Listening to: smashing pumpkins - ava adore
Feeling: tickled
is everyone thinking as much as i am this winter?
it feels like the seasons just bring back the same feelings i had last season. i feel like i think just the way i did last summer. i think a lot. all that crapola like who am i and where do i belong and what will i become. then there's the uncertain relationship, the dark nights at the gym, the annoyingly gloomy feeling you get when you go to your locker, and the fear of that man in my bathroom has come back. yeah, it was gone for a year. now its scary to lay in my bed.
the sky has been so beautiful lately. how is that really possible for you to not be sure if the sky is the sky or the ocean. it feels unreal to stare at it. does it not make you feel small and undeserving, but feel all that amazing beauty at the same time? its beyond gorgeous.
i hate the winter. it is by far the most beautiful month and the thoughtful feelings are really quite nice, but why the gloominess in every cold step?
pooh on the concrete. the winter looks like concrete. cold concrete. and i admit its pretty still.
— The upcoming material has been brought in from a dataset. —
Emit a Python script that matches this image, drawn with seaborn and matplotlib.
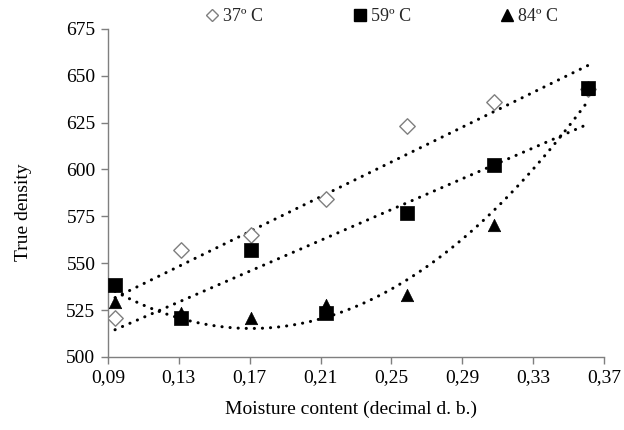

its not that i hate 'it' but its like a reminder that the only guy in the world i love cheated on me a few times while snowboarding :( i also hate snowboarding now too. not that i ever did like it but the cold weather makes me cry with the painful memories. i find myself going back over all the things i was told... trying to make the story work... its all to damaging to remember, i wish i could 4get.
awe well... life goes on... 4 a while anyways.